=== Stated exercise ===
Type out the data exactly as given. Skip any image.

=== Collected data ===
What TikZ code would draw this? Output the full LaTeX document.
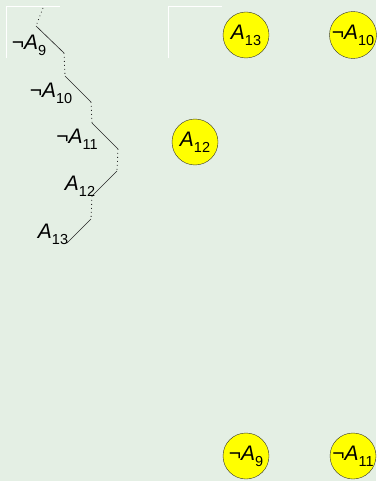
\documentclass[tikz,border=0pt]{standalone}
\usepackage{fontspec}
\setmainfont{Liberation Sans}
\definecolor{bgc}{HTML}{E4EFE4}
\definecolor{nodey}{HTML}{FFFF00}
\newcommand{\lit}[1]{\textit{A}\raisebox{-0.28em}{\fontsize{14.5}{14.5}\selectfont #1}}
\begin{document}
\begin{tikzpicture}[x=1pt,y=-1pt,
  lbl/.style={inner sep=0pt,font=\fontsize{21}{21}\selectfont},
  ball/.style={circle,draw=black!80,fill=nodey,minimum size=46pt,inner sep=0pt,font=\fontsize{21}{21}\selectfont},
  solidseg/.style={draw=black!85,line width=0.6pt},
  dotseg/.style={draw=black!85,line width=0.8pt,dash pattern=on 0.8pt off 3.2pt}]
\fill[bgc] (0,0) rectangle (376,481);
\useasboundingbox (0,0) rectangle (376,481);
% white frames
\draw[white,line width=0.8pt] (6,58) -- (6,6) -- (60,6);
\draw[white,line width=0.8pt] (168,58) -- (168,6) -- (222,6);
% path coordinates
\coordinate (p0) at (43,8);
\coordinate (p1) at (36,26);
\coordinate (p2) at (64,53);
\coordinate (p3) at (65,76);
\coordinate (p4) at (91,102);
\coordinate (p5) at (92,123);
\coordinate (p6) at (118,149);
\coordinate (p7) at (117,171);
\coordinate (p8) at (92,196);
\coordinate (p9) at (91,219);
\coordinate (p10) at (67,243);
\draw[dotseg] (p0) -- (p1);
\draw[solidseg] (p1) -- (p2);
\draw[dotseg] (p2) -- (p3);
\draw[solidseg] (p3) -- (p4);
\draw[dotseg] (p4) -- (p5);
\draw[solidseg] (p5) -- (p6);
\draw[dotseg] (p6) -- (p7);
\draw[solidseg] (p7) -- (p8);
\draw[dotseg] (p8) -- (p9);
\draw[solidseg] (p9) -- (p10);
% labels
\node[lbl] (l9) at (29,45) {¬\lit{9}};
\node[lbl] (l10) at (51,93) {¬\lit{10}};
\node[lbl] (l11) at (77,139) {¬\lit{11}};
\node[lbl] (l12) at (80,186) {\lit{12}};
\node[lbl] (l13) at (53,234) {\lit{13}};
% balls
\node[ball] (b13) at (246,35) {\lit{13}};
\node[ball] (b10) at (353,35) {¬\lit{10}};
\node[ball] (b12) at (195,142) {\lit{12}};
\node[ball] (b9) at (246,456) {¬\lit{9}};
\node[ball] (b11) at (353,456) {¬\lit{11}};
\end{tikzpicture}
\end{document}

=== The completed task ===
What TikZ code would draw this? Output the full LaTeX document.
\documentclass[tikz,border=0pt]{standalone}
\usepackage{fontspec}
\setmainfont{Liberation Sans}
\definecolor{bgc}{HTML}{E4EFE4}
\definecolor{nodey}{HTML}{FFFF00}
\newcommand{\lit}[1]{\textit{A}\raisebox{-0.28em}{\fontsize{14.5}{14.5}\selectfont #1}}
\begin{document}
\begin{tikzpicture}[x=1pt,y=-1pt,
  lbl/.style={inner sep=0pt,font=\fontsize{21}{21}\selectfont},
  ball/.style={circle,draw=black!80,fill=nodey,minimum size=46pt,inner sep=0pt,font=\fontsize{21}{21}\selectfont},
  solidseg/.style={draw=black!85,line width=0.6pt},
  dotseg/.style={draw=black!85,line width=0.8pt,dash pattern=on 0.8pt off 3.2pt}]
\fill[bgc] (0,0) rectangle (376,481);
\useasboundingbox (0,0) rectangle (376,481);
% white frames
\draw[white,line width=0.8pt] (6,58) -- (6,6) -- (60,6);
\draw[white,line width=0.8pt] (168,58) -- (168,6) -- (222,6);
% path coordinates
\coordinate (p0) at (43,8);
\coordinate (p1) at (36,26);
\coordinate (p2) at (64,53);
\coordinate (p3) at (65,76);
\coordinate (p4) at (91,102);
\coordinate (p5) at (92,123);
\coordinate (p6) at (118,149);
\coordinate (p7) at (117,171);
\coordinate (p8) at (92,196);
\coordinate (p9) at (91,219);
\coordinate (p10) at (67,243);
\draw[dotseg] (p0) -- (p1);
\draw[solidseg] (p1) -- (p2);
\draw[dotseg] (p2) -- (p3);
\draw[solidseg] (p3) -- (p4);
\draw[dotseg] (p4) -- (p5);
\draw[solidseg] (p5) -- (p6);
\draw[dotseg] (p6) -- (p7);
\draw[solidseg] (p7) -- (p8);
\draw[dotseg] (p8) -- (p9);
\draw[solidseg] (p9) -- (p10);
% labels
\node[lbl] (l9) at (29,45) {¬\lit{9}};
\node[lbl] (l10) at (51,93) {¬\lit{10}};
\node[lbl] (l11) at (77,139) {¬\lit{11}};
\node[lbl] (l12) at (80,186) {\lit{12}};
\node[lbl] (l13) at (53,234) {\lit{13}};
% balls
\node[ball] (b13) at (246,35) {\lit{13}};
\node[ball] (b10) at (353,35) {¬\lit{10}};
\node[ball] (b12) at (195,142) {\lit{12}};
\node[ball] (b9) at (246,456) {¬\lit{9}};
\node[ball] (b11) at (353,456) {¬\lit{11}};
\end{tikzpicture}
\end{document}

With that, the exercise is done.